Ainda casou-se pela segunda vez e perdeu sua primeira filha para uma gripe, em 1868, no auge de seu endividamento por jogo. Não fosse sua segunda esposa, Anna Dostoievskaia, e sua sincera e comovente conversão à religião dos servos e do povo russo (há diferença?), o cristianismo ortodoxo, é incerto se teria recuperado o suficiente para tornar-se um Universal.
Numa dessas ironias que Deus reserva aos maiores, condenado em 1849 pelo Czar Nicolau I a morte, pena comutada em trabalhos forçados na Sibéria. Mas convidado pelo Czar Alexandre II a ser tutor de seus filhos, Sergei e Paulo. Cargo que aceitou, em 1878, mesmo ano da morte de seu filho Aleksey (Aliosha).
Morte do Universal

Em 9 de fevereiro de 1881, Dostoiévski teve deterioração de sua saúde e expirou por causa de uma hemorragia pulmonar com associação a um enfisema. Ademais, desde a época na Sibéria, o autor convivia com crises de epilepsia. Inclusive, há quem diga que ao final de sua vida, ocorriam com certa frequência.

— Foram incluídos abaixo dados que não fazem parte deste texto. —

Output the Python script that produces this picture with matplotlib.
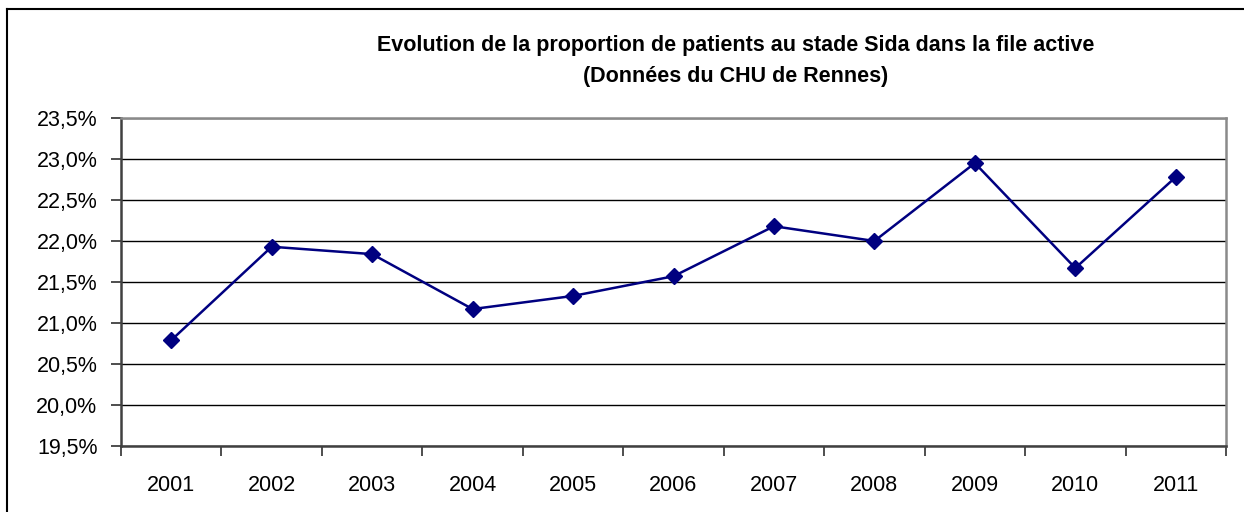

Todavia, perder Aliosha e os ataques por causa do discurso no Monumento a Pushkin, sendo acusado até de professar idéias semelhantes ao socialismo utópico francês, talvez aceleraram sua partida.
Casa dos Mortos: Uma obra Profética
Entre a escória russa, de assassinos, fraudadores, ladrões, malandros de todo tipo, havia a valorização da liberdade, mas que só aprenderam após perderem-na. Quais povos deste século apreenderam tal valorização, antes de preceberem que perderam a liberdade? Entre aqueles que perderam, passando pelas piores irracionalidades, as insensibilidades, animalidades etc., quais não lutam até o fim para preservá-la?
Alguns precisaram passar por experiência similar a de Dostoiévski, para também enxergarem a liberdade por outro prisma. Portanto, uma antecipação do grande psicólogo da literatura universal.